Car le boson de Higgs n’a pas livré tous ses secrets. À commencer par sa nature. « S’agit-il d’une particule fondamentale ou bien composite », à savoir un assemblage de plusieurs particules encore inconnues, interroge Joachim Mnich, directeur de la Recherche et du Calcul au Cern. Mieux, « est-ce la seule particule de Higgs existante ou y en a-t-il d’autres ? »

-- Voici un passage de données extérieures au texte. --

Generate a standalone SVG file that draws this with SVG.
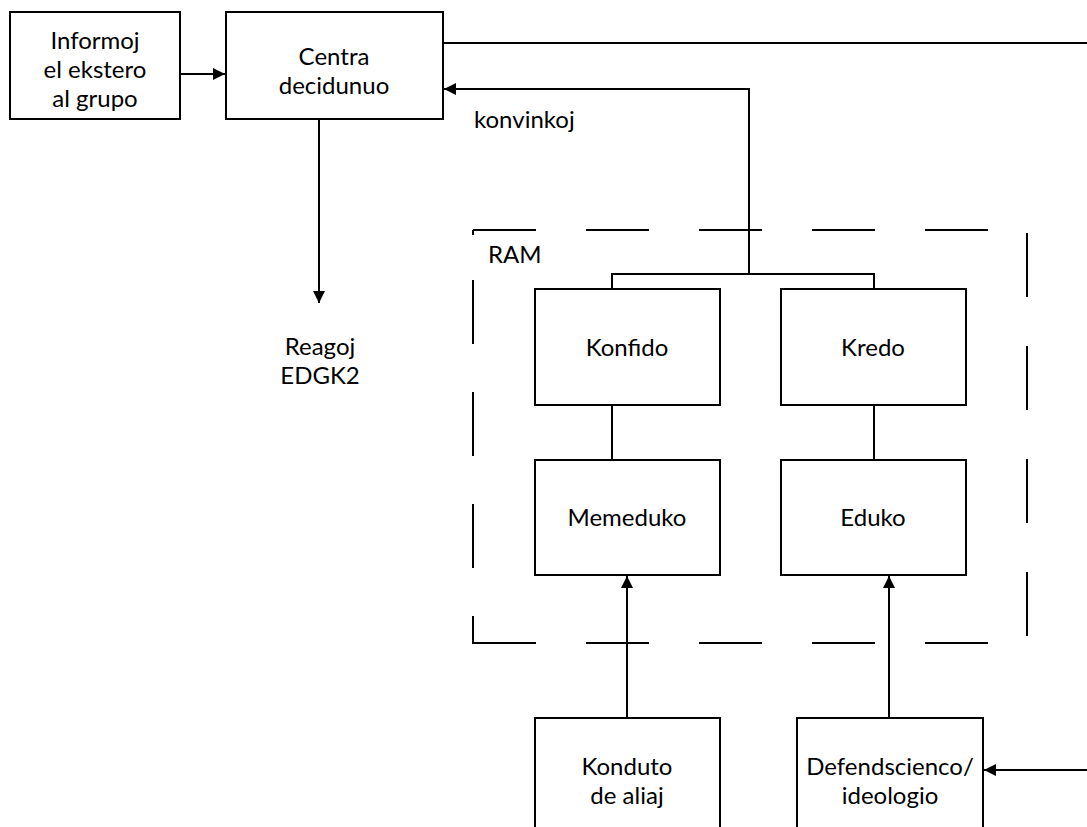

Les expériences passées ont permis de déterminer la masse du boson de Higgs, et aussi de découvrir plus de 60 particules composites prédites par le Modèle standard, telles que le tétraquark. Mais comme le rappelle Gian Giudice, chef du département de physique théorique au Cern, « les particules ne sont que la manifestation d’un phénomène », alors que « l’objectif de la physique des particules est de comprendre les principes fondamentaux de la nature ». Comme la nature de l’hypothétique matière noire ou de la non moins mystérieuse énergie sombre.

Neuf expériences vont ainsi mettre à profit la production de particules de l’accélérateur. Comme ALICE, qui étudie le plasma primordial de matière qui prévalait dans les dix premières microsecondes après le Big Bang. Ou LHCf, qui simule des rayons cosmiques.

L’étape suivante du grand collisionneur interviendra après la troisième pause, en 2029, avec son passage à la « haute luminosité », qui multipliera par dix le nombre d’événements détectables. 

Au-delà encore, les chercheurs du Cern regardent vers le projet de Futur collisionneur circulaire (FCC), un anneau de 100 km dont l’étude de faisabilité est attendue fin 2025. « Ce sera la machine ultime pour étudier le boson de Higgs, qui est un outil très puissant pour comprendre la physique fondamentale », a conclu Fabiola Gianotti.